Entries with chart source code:
_ _ _ _ _ _ _

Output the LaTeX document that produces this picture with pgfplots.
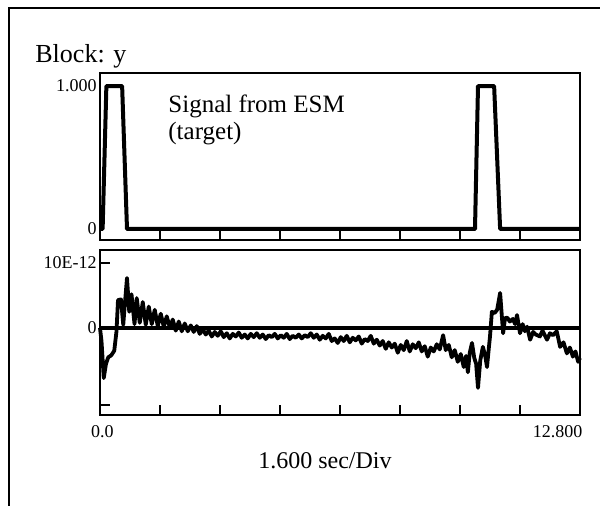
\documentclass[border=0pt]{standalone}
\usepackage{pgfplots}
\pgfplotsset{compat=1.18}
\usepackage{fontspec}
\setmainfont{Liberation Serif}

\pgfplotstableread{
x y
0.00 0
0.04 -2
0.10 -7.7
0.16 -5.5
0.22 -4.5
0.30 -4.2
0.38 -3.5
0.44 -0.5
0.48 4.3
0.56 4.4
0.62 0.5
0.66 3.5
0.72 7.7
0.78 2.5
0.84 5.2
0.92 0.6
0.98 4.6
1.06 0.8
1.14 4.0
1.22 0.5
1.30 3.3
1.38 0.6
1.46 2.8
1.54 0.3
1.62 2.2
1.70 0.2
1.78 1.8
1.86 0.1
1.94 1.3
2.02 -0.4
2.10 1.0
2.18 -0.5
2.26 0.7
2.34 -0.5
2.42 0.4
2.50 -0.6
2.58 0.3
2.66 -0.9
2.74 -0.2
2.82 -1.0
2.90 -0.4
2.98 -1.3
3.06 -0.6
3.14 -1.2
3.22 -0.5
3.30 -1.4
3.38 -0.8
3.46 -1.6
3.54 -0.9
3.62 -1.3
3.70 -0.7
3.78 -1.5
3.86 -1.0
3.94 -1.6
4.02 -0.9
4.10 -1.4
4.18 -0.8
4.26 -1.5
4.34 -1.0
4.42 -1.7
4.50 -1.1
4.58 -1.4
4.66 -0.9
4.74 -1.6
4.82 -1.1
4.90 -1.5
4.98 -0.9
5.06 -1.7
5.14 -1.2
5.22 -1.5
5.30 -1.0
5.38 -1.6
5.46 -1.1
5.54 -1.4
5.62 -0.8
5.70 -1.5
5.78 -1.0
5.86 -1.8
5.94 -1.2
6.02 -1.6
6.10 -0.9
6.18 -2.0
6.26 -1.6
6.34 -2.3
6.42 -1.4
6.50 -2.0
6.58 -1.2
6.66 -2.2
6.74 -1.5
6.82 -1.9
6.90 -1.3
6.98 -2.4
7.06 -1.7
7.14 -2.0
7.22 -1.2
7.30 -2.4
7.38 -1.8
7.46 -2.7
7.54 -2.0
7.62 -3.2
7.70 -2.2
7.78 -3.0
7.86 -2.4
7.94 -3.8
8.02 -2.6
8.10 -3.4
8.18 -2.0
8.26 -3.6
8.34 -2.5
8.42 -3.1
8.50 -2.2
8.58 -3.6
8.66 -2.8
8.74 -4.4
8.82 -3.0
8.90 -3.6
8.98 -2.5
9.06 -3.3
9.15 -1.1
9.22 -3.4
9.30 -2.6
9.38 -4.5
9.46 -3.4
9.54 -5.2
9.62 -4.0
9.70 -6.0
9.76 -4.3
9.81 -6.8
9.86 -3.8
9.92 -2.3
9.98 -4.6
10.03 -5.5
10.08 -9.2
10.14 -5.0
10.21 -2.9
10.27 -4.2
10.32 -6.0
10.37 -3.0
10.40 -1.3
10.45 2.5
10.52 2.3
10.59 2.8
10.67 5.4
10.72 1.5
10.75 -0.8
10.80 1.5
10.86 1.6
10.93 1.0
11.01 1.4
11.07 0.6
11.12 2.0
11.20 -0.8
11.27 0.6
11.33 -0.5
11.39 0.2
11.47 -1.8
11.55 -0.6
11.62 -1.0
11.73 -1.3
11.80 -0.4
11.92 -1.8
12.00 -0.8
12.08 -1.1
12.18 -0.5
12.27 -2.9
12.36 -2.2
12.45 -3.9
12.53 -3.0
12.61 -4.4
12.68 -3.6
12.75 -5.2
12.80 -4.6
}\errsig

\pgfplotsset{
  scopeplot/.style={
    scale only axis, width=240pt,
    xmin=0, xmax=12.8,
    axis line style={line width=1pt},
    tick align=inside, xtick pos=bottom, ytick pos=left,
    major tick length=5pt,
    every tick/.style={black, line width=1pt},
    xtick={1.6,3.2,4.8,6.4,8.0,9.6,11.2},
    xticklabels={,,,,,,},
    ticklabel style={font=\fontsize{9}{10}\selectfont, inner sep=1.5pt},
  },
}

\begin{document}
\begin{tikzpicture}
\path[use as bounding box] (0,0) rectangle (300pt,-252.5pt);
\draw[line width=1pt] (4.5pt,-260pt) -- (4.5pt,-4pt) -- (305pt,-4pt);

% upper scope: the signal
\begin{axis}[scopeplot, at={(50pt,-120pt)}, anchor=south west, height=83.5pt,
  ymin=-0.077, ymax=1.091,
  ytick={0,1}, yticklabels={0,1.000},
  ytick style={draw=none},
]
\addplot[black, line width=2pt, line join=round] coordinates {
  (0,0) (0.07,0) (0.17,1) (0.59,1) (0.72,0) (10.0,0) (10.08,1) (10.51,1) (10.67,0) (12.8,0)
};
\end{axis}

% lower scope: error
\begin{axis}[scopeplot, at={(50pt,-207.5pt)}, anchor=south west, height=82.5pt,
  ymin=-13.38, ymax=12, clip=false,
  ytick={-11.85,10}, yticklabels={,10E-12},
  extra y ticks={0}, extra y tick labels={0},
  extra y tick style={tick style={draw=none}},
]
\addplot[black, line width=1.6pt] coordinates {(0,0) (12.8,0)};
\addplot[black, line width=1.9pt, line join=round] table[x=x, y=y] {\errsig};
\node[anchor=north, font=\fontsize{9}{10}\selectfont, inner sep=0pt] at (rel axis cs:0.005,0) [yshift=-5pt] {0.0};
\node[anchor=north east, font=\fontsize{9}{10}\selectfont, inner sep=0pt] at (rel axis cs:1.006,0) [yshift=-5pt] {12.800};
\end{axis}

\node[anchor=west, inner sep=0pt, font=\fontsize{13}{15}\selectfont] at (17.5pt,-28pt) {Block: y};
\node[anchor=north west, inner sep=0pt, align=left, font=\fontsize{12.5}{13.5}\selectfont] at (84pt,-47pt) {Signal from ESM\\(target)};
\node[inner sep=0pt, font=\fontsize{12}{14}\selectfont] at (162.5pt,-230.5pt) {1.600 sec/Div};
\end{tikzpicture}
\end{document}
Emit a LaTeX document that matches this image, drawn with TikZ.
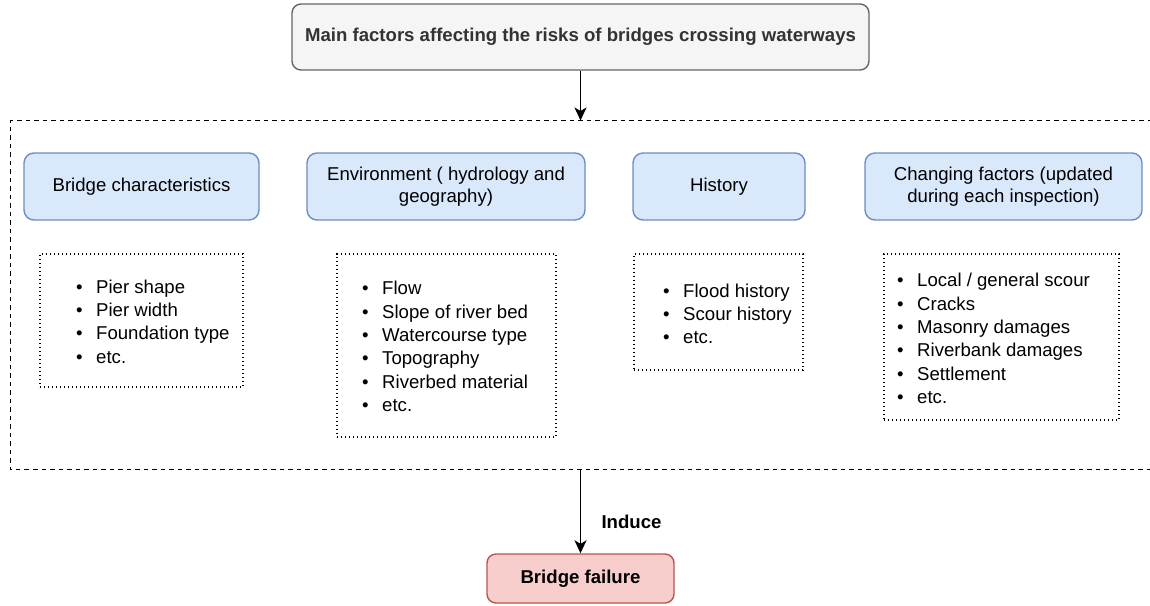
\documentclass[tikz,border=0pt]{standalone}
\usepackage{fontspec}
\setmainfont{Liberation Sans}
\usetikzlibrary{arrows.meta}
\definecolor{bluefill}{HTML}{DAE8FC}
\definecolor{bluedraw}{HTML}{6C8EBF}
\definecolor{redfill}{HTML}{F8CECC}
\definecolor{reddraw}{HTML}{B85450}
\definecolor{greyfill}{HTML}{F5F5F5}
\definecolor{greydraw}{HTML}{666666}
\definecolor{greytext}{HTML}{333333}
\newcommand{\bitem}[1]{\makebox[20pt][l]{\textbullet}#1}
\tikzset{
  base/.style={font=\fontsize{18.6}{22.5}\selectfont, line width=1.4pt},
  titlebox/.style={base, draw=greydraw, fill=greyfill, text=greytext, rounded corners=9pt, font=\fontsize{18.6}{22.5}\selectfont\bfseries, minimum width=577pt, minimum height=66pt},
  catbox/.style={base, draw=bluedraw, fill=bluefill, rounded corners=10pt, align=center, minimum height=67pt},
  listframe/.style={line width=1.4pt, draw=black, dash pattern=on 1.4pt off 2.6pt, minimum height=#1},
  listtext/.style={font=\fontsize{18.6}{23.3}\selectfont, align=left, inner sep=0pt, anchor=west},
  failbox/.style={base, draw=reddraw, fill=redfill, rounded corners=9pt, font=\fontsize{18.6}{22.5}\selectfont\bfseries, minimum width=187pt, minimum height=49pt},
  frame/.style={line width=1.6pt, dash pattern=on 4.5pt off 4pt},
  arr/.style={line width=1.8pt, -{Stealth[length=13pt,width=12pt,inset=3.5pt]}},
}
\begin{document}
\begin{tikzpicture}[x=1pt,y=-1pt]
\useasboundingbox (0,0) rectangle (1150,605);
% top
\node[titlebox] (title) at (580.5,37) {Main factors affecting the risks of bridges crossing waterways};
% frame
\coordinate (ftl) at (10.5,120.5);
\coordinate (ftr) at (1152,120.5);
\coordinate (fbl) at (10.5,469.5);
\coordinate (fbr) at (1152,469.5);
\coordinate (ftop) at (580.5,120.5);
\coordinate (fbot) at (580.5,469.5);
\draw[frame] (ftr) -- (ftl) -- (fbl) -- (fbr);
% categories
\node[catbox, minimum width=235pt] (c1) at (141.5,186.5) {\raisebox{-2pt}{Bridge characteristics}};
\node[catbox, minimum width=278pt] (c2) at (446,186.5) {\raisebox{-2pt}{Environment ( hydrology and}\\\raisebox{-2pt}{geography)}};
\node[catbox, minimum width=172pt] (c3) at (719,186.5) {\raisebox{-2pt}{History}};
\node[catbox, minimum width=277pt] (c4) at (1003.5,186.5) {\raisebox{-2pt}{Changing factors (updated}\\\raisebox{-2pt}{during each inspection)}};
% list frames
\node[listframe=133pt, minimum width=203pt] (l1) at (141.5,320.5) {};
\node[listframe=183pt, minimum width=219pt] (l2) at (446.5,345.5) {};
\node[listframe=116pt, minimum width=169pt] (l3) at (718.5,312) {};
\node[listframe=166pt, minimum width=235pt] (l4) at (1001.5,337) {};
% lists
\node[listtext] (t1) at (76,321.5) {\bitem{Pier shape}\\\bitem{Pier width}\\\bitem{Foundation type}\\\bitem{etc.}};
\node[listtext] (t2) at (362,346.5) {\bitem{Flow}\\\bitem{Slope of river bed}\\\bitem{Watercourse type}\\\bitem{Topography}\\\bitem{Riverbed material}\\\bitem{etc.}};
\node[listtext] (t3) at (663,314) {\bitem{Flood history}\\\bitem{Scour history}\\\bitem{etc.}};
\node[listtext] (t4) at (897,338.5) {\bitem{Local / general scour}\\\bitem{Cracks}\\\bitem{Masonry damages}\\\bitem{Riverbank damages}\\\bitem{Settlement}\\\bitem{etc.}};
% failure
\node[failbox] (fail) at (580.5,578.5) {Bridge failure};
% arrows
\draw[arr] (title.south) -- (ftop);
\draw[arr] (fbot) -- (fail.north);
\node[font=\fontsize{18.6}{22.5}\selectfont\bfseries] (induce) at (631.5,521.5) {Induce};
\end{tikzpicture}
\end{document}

_ _ _ _ _ _ _

→ TASK GOAL:
Return, from the data, each line that has the word "this" in it.

→ PROBLEM SOLUTION:
Output the LaTeX document that produces this picture with pgfplots.
Emit a LaTeX document that matches this image, drawn with TikZ.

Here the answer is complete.